Mr. RASKIN. Mr. Speaker, I thank the gentleman for his leadership. I thank him for invoking the critical Watergate analogy, the Saturday Night Massacre with the firing of Archibald Cox and other Department of Justice officials who refused to cover up for the President's crimes and misdeeds. I thank him for his legislation that would try to empower the special counsel not to be fired without a court's say-so at least, to build another check and balance.
I thank him, also, for invoking what is also taking place in Washington right now, which is this massive assault on the American middle class through this so-called tax cut bill, this tax scam, which would actually raise taxes for tens of millions of Americans while transmitting billions of dollars up the income and wealth ladder.

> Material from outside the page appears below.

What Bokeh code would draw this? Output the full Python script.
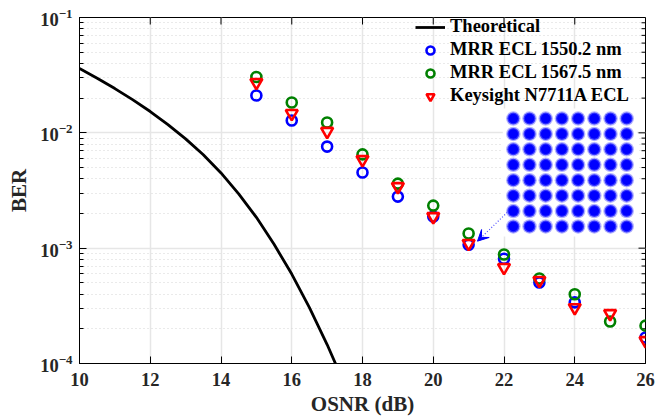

Ever since we have arrived here, the whole government has felt like a money-making operation for a person, a family, a small group of billionaires in the Cabinet, a handful of people in the country like the Koch brothers and the Mercers. We cannot allow either this assault on the basic middle class economics of the country to go through or this assault on the Constitution and the rule of law, which we witnessed so vividly yesterday in the House Judiciary Committee.
I want to thank the gentleman for his service and for being one of the first to blow the whistle about what is taking place here.
General Leave
Mr. RASKIN. Mr. Speaker, I ask unanimous consent that all Members may have 5 legislative days within which to revise and extend their remarks and to include any extraneous material on the subject of this Special Order.
The SPEAKER pro tempore. Is there objection to the request of the gentleman from Maryland?
There was no objection.
Mr. RASKIN. Mr. Speaker, I yield back the balance of my time.
The SPEAKER pro tempore. Members are reminded to refrain from engaging in personalities toward the President and Members of the Senate, whether originating as the Member's own words or being reiterated from another source.